## WHAT YOU WILL DO
In the lines below, output everything from the first line through the line containing "W, H = 811, 472" exactly as it is. Pictures are not part of the output.

## WORKING DATA

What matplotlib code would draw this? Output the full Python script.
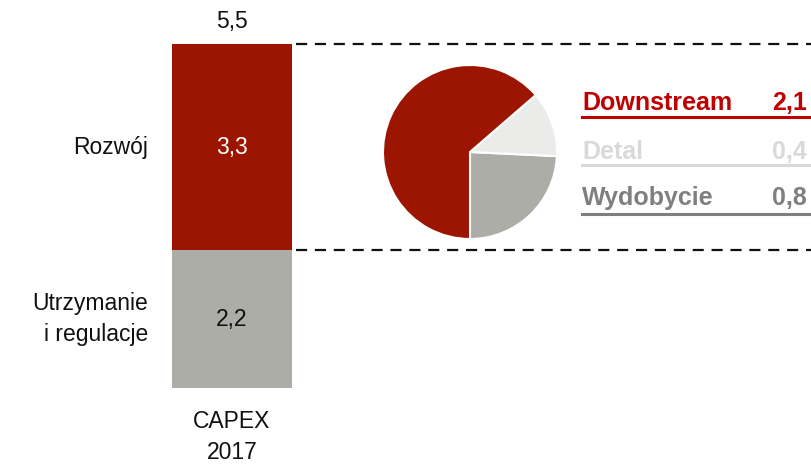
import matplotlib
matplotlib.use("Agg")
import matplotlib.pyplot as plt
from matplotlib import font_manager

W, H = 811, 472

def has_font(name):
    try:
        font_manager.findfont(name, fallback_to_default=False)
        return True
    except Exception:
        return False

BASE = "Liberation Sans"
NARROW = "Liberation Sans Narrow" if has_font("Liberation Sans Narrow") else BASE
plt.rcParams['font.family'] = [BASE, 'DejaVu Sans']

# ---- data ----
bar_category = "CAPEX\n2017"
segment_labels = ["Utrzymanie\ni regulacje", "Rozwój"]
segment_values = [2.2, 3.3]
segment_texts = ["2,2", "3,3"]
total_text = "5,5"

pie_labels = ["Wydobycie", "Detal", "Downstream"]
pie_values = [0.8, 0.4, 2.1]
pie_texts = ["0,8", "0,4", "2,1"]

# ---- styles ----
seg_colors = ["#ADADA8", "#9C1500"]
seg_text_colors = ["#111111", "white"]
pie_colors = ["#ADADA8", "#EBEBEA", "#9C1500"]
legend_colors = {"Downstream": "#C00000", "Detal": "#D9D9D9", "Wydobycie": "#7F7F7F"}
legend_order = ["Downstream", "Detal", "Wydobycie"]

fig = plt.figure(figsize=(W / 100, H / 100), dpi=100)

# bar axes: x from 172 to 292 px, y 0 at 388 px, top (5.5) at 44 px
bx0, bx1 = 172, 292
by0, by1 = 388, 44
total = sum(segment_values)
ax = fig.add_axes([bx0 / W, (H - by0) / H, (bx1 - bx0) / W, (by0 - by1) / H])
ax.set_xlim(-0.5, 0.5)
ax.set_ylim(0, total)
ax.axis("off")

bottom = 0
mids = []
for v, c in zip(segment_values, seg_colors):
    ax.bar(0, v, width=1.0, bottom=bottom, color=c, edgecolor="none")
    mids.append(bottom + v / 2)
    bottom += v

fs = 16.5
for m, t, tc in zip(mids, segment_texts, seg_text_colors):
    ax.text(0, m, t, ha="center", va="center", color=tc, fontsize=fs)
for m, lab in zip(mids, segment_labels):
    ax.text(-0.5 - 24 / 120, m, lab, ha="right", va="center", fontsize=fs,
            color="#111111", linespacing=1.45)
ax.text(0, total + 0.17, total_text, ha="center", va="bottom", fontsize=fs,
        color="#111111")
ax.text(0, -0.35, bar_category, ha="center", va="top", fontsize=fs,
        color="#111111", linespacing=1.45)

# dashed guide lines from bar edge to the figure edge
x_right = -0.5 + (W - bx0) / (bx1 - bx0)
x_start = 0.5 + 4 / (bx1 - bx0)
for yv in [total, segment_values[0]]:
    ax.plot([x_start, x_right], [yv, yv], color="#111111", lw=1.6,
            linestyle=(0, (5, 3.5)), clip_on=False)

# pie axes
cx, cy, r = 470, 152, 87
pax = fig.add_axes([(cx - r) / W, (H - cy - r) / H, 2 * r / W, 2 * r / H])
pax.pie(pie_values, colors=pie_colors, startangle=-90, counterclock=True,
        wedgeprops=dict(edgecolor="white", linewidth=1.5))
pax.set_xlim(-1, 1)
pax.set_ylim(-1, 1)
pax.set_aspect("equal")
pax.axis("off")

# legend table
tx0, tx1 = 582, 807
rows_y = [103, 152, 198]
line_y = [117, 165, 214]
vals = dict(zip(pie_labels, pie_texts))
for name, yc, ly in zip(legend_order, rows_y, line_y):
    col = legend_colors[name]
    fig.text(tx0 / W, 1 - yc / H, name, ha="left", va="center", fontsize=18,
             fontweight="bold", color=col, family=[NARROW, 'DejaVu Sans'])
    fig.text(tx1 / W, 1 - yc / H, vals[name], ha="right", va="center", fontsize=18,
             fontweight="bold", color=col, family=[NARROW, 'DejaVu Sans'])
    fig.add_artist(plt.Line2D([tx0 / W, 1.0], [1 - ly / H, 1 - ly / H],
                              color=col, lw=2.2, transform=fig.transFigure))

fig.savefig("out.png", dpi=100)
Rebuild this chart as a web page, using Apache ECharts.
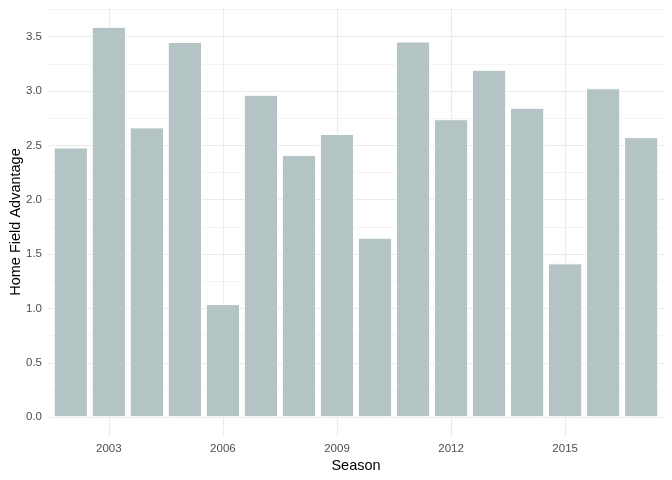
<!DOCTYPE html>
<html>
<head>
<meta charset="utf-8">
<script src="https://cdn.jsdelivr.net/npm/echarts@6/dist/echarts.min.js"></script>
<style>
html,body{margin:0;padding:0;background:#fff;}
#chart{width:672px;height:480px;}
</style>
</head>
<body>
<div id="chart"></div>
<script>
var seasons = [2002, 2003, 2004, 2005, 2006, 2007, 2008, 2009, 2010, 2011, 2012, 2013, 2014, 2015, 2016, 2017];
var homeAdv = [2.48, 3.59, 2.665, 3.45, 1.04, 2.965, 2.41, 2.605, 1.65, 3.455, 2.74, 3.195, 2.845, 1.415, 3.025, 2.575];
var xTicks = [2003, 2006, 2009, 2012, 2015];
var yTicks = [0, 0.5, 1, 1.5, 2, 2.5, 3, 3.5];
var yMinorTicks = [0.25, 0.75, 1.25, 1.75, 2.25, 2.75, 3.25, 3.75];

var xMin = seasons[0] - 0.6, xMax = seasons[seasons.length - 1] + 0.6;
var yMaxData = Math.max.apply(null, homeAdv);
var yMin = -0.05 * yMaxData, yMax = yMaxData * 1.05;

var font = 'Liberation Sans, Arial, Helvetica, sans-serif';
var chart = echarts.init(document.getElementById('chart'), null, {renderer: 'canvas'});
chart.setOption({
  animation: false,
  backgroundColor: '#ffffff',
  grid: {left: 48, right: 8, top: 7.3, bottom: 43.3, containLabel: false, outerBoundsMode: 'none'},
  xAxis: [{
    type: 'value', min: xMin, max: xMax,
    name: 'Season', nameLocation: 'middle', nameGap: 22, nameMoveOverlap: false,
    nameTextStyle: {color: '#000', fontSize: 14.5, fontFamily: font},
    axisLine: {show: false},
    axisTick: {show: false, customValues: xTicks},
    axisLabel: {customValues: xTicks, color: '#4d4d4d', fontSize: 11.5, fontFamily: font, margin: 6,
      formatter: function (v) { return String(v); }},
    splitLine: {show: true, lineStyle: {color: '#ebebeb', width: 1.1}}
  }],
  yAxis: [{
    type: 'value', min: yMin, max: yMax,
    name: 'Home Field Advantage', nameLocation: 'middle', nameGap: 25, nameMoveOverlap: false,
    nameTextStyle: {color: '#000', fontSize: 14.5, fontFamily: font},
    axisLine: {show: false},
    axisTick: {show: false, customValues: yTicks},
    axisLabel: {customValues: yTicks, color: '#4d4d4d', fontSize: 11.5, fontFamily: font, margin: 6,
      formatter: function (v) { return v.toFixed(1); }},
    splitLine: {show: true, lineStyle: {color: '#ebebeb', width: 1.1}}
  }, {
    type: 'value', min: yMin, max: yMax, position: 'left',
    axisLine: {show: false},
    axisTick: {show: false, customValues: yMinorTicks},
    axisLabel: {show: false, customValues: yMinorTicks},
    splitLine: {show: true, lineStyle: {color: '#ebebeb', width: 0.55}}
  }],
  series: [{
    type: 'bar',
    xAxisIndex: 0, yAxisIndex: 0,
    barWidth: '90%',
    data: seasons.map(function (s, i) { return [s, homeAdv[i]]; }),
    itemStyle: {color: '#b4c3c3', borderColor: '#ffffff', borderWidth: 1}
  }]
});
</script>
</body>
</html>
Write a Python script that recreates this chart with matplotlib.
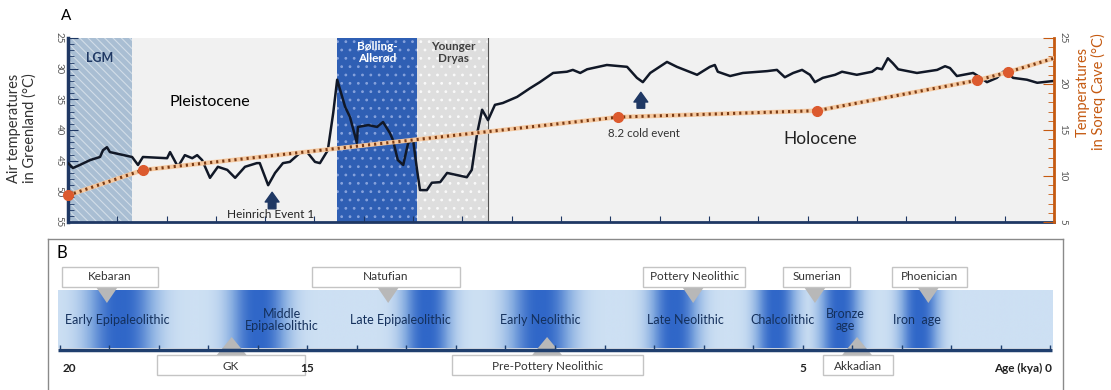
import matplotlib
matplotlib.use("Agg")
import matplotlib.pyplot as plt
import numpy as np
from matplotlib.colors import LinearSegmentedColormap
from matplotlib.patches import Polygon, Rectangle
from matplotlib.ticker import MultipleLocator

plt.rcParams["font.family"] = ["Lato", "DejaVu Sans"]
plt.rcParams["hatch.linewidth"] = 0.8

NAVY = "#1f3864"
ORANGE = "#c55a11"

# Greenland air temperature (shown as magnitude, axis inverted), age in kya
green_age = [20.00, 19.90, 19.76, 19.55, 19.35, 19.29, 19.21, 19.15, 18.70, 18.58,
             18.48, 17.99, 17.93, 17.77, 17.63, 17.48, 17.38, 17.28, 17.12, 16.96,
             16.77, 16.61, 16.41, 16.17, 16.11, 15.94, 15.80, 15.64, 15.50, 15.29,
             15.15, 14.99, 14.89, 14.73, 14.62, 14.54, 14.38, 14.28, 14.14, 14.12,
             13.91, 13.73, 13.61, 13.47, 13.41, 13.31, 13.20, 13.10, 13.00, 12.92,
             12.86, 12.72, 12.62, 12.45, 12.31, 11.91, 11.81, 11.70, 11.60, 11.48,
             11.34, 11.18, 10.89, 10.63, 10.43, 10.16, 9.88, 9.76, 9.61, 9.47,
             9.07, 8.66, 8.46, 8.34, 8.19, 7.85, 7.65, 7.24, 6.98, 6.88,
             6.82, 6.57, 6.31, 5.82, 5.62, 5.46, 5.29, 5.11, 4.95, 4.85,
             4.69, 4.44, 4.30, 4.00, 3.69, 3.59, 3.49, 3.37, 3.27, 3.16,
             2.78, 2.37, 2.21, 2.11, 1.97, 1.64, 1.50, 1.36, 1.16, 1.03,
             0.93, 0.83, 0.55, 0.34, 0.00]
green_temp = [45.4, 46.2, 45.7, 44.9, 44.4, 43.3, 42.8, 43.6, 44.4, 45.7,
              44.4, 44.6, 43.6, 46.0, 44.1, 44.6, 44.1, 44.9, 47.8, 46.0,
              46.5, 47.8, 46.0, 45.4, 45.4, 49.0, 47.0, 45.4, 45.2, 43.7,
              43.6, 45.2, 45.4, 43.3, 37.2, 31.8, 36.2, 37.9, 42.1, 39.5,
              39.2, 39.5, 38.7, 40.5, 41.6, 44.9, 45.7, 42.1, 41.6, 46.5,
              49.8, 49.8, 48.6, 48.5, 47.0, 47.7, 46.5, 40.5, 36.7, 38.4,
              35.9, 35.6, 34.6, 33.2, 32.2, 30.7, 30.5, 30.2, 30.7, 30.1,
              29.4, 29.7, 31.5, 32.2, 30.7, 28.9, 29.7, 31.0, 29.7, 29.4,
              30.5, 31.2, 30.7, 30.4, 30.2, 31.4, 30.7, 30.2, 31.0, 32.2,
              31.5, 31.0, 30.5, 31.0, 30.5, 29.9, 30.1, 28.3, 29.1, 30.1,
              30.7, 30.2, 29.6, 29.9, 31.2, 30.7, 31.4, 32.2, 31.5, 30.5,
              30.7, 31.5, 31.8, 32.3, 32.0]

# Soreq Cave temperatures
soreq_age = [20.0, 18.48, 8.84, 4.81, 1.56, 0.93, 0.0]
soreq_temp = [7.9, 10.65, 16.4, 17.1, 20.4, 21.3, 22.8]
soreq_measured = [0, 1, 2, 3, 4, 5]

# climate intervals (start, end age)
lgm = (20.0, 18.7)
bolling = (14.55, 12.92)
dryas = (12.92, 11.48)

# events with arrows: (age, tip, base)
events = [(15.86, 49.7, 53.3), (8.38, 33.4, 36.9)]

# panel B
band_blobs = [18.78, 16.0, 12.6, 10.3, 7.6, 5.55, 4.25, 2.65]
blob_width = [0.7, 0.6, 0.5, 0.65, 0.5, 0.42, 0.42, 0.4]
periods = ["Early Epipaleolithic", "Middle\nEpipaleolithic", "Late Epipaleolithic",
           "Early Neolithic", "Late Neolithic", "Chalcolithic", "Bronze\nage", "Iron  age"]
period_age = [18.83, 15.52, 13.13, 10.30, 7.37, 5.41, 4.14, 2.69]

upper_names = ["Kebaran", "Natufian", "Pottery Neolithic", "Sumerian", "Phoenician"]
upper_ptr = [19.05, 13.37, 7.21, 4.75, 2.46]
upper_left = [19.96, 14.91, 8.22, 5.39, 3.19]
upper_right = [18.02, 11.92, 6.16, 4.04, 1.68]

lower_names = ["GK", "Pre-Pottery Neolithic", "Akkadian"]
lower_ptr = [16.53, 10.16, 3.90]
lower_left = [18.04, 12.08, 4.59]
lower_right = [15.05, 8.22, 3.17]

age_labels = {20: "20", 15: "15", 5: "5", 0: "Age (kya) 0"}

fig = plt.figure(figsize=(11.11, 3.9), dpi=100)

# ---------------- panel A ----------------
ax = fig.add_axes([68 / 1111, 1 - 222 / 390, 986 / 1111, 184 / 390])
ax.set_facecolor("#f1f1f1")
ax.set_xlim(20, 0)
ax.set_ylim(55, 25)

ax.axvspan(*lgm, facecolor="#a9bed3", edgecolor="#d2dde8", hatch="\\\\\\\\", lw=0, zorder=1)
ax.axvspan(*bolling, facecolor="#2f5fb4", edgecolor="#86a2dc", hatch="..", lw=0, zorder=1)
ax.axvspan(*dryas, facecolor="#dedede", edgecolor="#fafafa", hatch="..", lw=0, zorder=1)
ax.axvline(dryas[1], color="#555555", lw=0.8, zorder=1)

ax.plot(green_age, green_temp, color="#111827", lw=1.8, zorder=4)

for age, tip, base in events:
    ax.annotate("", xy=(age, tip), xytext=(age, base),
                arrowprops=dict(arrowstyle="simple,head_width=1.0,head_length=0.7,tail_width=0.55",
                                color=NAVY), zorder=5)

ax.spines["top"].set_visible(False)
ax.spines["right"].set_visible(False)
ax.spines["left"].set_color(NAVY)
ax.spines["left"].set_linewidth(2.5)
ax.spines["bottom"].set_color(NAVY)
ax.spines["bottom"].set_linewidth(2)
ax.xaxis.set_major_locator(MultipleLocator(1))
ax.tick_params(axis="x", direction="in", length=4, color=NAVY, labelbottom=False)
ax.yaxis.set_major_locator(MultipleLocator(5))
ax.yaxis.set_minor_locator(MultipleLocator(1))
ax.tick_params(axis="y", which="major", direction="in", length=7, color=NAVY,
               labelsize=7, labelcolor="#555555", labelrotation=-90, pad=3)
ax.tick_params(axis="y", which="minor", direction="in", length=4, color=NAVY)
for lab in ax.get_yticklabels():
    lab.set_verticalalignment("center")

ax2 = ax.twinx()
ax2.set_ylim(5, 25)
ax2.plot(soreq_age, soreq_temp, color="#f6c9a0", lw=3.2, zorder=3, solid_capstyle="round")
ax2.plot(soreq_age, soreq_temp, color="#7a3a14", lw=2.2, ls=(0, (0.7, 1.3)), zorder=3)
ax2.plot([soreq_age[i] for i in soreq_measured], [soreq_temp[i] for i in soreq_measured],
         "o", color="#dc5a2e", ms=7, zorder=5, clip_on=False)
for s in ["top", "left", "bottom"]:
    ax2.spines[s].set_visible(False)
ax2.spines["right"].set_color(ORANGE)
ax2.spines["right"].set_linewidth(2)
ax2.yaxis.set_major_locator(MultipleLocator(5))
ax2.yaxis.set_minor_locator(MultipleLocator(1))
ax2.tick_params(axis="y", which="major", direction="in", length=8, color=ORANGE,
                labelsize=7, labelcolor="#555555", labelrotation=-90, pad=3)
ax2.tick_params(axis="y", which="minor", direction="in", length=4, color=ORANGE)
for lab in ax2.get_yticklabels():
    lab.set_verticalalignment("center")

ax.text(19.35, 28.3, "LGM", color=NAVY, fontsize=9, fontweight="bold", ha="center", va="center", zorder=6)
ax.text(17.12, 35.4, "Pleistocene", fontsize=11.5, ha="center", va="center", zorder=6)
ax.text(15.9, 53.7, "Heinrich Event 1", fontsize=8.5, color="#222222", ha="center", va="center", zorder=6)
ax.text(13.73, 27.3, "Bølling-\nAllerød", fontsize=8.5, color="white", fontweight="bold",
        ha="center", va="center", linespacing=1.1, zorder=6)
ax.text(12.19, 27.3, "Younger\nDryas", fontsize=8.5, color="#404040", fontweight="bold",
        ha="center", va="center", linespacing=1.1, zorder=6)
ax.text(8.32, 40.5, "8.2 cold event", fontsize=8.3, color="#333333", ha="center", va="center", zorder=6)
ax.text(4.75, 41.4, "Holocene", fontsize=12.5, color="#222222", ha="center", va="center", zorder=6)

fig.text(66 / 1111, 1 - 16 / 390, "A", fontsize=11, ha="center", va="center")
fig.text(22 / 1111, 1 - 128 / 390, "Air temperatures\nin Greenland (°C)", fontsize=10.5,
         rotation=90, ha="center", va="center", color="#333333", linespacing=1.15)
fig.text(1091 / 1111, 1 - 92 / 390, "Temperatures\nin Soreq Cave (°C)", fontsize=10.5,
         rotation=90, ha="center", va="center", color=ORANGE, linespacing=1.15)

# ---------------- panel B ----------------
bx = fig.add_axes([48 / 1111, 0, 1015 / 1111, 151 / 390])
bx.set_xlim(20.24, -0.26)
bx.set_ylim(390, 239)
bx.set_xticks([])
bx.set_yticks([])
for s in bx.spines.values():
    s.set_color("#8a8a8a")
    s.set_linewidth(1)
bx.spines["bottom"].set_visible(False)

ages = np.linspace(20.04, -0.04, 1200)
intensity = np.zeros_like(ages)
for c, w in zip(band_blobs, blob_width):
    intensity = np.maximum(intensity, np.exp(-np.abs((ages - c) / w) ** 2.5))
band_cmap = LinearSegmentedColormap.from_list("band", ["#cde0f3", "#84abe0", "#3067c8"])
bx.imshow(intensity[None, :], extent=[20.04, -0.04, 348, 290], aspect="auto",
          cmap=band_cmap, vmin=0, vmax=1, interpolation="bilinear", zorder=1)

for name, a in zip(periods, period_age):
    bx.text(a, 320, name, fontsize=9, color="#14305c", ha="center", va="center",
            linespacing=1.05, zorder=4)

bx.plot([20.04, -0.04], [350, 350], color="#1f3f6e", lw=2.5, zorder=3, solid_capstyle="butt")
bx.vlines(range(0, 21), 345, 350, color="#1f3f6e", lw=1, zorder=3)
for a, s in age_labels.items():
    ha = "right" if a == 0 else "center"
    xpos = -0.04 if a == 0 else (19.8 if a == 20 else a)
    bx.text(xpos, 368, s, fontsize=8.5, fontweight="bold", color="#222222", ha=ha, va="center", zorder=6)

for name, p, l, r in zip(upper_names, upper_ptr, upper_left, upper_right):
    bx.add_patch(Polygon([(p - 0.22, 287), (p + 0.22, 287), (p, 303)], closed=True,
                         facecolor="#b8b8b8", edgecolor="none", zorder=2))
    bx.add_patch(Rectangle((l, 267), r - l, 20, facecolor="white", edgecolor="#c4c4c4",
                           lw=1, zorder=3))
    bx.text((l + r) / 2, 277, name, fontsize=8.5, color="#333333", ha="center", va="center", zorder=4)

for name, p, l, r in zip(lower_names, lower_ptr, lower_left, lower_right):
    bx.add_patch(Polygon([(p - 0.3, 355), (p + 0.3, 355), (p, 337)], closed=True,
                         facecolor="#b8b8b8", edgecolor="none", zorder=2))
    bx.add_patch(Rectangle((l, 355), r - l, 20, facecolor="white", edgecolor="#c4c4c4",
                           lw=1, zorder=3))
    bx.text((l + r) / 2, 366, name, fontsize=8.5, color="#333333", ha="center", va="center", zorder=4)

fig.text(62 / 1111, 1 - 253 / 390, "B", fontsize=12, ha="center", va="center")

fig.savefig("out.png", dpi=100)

## FULL SOLUTION
What matplotlib code would draw this? Output the full Python script.
import matplotlib
matplotlib.use("Agg")
import matplotlib.pyplot as plt
from matplotlib import font_manager

W, H = 811, 472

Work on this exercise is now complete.